AIM
Locate the lines of the listing below that hold "LaTeX", then copy each of them.

PROVIDED RECORDS

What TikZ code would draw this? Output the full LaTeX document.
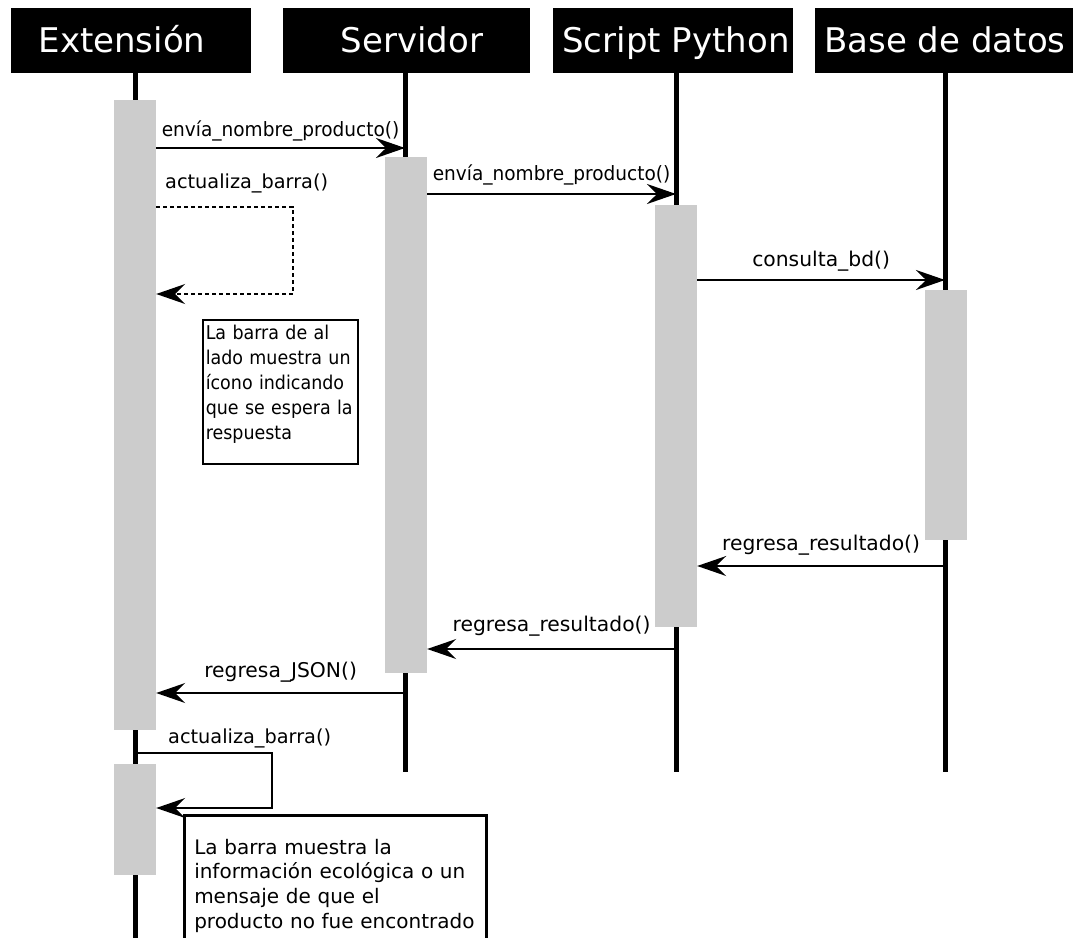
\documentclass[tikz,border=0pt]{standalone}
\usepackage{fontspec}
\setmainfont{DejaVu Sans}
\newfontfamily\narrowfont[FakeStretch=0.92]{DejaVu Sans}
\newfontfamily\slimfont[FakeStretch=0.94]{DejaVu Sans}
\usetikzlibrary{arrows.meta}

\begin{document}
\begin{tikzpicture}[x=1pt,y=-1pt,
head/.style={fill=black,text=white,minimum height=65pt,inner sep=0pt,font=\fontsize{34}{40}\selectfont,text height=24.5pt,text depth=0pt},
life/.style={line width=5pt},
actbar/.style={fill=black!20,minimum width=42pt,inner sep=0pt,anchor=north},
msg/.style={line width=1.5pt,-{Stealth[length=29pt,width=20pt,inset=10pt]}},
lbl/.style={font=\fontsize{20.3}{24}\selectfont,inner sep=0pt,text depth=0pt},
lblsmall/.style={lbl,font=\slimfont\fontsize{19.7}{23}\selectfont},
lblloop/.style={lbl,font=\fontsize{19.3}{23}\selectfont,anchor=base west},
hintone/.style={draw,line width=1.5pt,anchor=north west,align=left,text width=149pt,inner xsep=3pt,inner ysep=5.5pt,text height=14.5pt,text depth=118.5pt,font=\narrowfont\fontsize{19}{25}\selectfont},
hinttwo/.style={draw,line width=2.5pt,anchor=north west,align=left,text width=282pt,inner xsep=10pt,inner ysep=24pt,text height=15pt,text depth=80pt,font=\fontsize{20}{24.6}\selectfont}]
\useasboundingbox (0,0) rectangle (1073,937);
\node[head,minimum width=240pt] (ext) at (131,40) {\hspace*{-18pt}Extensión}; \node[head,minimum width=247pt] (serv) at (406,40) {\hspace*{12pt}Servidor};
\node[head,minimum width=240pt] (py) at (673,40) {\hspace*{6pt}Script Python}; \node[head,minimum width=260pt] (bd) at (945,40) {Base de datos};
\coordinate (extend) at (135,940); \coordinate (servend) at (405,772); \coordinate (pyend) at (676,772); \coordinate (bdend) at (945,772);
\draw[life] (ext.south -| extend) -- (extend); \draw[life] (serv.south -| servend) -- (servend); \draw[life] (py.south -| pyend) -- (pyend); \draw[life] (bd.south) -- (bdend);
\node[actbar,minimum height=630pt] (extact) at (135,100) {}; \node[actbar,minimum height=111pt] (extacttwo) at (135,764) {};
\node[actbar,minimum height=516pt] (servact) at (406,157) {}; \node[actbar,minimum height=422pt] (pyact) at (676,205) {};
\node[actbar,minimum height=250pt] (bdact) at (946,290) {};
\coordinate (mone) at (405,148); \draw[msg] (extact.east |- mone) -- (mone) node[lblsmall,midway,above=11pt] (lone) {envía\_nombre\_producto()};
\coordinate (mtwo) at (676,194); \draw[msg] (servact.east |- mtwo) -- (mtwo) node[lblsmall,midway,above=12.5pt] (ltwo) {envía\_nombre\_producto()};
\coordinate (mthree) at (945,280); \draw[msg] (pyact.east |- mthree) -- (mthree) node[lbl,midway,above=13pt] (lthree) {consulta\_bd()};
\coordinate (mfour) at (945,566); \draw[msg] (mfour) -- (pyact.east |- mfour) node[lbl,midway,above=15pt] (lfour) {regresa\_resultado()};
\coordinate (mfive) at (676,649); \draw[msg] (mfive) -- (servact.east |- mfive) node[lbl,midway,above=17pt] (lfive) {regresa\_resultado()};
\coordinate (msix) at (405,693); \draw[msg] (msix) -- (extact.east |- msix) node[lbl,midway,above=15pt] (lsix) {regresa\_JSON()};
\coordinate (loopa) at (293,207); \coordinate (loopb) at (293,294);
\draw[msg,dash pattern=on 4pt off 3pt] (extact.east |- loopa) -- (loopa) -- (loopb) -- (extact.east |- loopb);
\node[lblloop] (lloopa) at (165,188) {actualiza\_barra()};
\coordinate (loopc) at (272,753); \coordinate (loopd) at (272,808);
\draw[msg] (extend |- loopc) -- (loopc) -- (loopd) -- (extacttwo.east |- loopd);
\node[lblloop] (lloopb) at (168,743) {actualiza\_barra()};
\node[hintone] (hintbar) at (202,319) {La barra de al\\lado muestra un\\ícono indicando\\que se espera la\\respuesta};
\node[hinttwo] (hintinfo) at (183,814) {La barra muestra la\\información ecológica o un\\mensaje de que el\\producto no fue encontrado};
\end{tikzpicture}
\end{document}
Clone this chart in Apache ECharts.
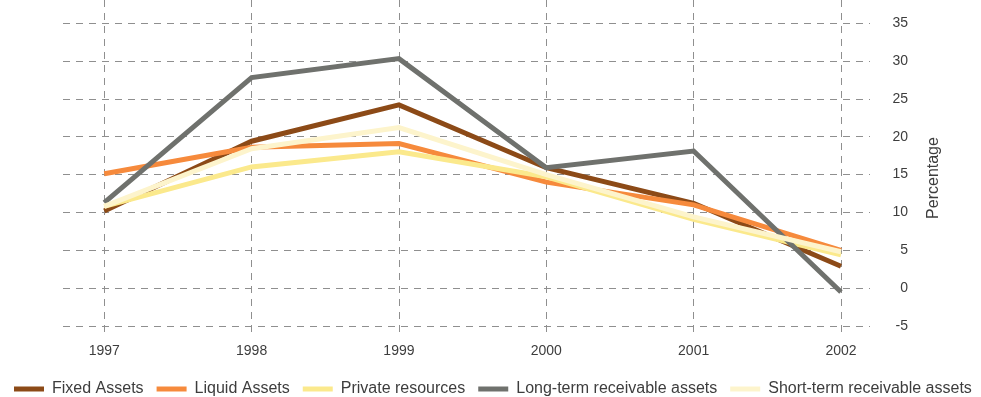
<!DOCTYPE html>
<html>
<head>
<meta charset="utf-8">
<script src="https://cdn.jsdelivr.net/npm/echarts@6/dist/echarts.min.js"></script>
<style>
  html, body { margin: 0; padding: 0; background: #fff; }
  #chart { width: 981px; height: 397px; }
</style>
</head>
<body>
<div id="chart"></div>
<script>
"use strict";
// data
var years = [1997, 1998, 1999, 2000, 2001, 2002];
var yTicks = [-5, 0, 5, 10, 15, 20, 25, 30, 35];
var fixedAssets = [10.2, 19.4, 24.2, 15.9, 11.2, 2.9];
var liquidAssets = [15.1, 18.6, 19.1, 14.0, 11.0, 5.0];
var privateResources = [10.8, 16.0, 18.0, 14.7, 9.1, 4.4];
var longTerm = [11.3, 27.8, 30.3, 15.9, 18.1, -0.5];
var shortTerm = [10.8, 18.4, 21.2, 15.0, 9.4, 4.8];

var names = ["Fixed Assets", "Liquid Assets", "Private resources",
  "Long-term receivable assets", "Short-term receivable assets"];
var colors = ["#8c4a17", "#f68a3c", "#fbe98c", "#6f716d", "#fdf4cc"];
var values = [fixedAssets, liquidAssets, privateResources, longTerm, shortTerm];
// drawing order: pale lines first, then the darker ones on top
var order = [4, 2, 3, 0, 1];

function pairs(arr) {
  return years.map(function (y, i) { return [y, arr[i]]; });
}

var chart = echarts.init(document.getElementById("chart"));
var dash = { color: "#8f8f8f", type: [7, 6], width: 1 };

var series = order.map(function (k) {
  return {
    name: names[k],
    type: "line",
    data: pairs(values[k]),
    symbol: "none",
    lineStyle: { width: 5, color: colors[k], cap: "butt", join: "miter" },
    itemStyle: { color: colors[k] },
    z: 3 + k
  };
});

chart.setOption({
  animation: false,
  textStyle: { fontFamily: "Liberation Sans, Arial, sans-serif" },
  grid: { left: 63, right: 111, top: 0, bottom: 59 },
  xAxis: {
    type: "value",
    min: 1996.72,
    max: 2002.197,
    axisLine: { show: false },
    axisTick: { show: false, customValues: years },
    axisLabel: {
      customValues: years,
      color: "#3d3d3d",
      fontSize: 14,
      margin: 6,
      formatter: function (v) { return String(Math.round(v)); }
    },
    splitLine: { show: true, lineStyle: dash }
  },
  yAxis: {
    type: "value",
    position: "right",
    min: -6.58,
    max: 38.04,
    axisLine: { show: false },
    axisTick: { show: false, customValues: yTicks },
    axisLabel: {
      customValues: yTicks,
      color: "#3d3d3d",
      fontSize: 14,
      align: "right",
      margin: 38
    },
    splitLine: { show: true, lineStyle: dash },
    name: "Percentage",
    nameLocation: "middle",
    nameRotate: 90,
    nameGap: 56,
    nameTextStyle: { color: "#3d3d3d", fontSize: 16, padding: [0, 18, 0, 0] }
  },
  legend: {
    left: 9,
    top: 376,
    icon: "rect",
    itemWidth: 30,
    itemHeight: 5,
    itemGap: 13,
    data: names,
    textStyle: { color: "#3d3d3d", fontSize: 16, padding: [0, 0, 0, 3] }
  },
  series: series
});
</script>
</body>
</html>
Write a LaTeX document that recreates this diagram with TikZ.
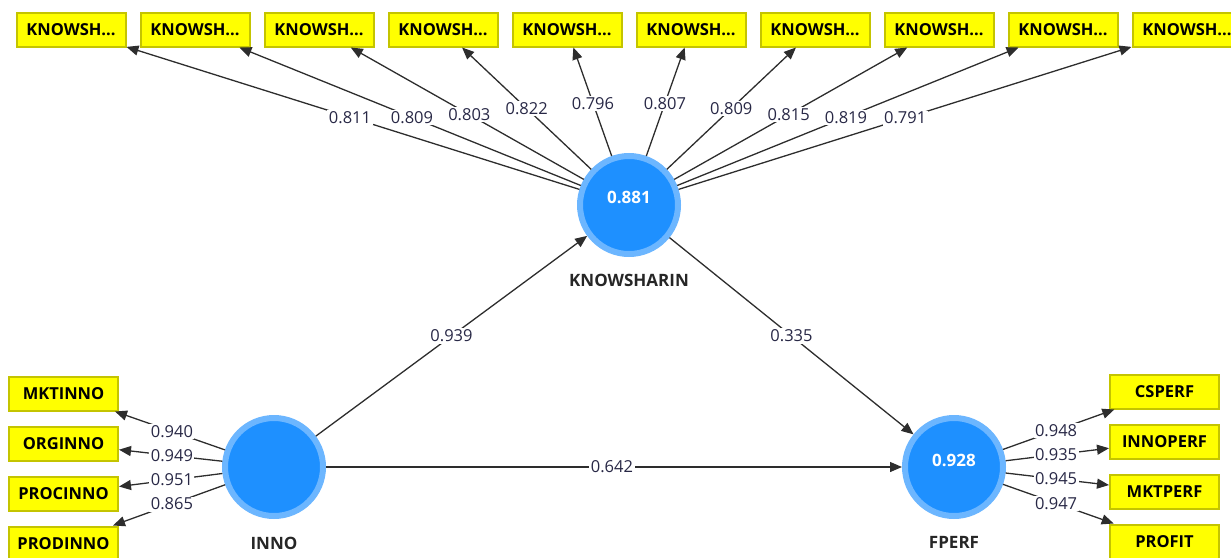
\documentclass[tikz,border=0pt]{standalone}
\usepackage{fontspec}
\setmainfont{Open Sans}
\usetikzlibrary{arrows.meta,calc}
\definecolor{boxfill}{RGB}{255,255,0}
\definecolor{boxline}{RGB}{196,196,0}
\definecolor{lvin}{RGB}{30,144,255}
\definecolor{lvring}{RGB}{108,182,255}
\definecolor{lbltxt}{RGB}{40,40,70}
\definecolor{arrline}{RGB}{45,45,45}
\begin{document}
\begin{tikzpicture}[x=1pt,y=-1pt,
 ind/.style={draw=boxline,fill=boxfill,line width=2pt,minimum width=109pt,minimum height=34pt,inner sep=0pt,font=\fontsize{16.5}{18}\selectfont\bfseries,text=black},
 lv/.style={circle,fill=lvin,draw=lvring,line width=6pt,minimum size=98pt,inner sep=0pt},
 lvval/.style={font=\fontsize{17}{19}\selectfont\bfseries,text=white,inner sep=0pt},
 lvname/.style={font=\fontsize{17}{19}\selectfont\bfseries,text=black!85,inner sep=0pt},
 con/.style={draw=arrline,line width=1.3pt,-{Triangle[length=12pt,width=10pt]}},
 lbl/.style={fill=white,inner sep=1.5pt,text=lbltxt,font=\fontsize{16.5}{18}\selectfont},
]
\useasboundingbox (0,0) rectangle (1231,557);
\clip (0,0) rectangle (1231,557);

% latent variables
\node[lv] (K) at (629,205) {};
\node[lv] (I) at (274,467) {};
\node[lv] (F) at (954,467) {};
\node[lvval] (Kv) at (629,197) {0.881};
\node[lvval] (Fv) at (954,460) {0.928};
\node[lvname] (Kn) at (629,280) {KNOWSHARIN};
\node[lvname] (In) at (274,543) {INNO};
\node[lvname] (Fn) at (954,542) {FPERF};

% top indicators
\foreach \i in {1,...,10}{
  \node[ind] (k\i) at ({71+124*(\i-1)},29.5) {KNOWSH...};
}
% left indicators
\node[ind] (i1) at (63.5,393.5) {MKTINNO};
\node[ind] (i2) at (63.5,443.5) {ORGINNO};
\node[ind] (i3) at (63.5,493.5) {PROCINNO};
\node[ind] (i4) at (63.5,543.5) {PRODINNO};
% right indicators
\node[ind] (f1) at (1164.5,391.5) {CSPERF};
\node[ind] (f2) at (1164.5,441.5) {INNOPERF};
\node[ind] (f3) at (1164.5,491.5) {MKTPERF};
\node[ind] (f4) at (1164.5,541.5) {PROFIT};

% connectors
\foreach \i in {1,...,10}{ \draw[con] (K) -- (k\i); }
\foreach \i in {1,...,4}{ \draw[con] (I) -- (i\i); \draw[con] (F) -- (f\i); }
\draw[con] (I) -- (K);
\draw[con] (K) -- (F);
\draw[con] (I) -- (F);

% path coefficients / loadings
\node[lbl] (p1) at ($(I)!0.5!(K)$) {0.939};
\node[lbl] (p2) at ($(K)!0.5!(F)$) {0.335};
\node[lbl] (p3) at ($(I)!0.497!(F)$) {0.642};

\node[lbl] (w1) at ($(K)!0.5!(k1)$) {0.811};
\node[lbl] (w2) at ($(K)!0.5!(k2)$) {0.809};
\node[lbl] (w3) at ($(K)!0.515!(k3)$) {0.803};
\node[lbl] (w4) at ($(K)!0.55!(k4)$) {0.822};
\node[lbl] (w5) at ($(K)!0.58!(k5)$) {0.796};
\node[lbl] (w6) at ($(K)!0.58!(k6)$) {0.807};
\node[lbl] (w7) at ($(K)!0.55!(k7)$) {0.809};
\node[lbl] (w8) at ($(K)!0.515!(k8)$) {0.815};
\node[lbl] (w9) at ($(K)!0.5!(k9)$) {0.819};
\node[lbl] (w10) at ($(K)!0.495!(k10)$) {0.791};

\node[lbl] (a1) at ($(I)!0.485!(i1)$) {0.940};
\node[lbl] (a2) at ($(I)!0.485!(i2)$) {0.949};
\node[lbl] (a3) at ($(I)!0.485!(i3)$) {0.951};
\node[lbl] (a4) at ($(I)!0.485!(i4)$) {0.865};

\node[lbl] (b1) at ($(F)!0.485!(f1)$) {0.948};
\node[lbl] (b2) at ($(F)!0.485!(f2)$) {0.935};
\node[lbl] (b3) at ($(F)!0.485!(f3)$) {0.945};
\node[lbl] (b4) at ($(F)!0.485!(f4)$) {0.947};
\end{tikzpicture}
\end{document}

CORRECT RESPONSE
What TikZ code would draw this? Output the full LaTeX document.
Write a LaTeX document that recreates this diagram with TikZ.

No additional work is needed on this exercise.